After she completed her studies, Eglė Ridikaitė and her young family settled into her in-law’s summer cottage, at No. 50 Žiedų Street. It was at this remote cottage community near the Green Lakes, on the outskirts of Vilnius, that Ridikaitė created a four-part series of paintings that reveals how creative expression can emerge from the small details of daily life.
Ridikaitė gave simple titles to these works: How to Get to the Cottage, The Bedroom from Above, A Front View of the Kitchen, and The Fireplace and Oven from the Front. Among the images we see a layout of the interior of the cottage. The swiftly rendered lines and sketching look as if they were lifted from a notebook or a page in a diary. This layout, however, was not painted on a sheet of paper, but on a three-meter high canvas.

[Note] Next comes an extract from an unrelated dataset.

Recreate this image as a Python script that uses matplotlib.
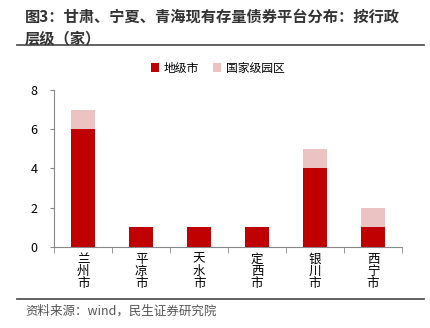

The scope of the work imbues it with a monumental feel.
Does this work bring to mind any memories of your own school days? Ridikaitė used turpentine to dilute her blue and black paints, in the process diluting the image of her present-day life, the unavoidable monotony of daily existence, and the intimacy of her family home with memories of her days spent in secondary school and at the Art Academy, which pour forth like ink onto the pages of a notebook. Ridikaitė invites us into her own private space. The detailed layout of her home is revealed as the totality of life and her creative pursuits.
In later works, Ridikaitė began to use aerosol spray cans, blurring the lines between “serious” art and graffiti, as if to remind us that art and daily life reside in each other, as part of our immediate surroundings.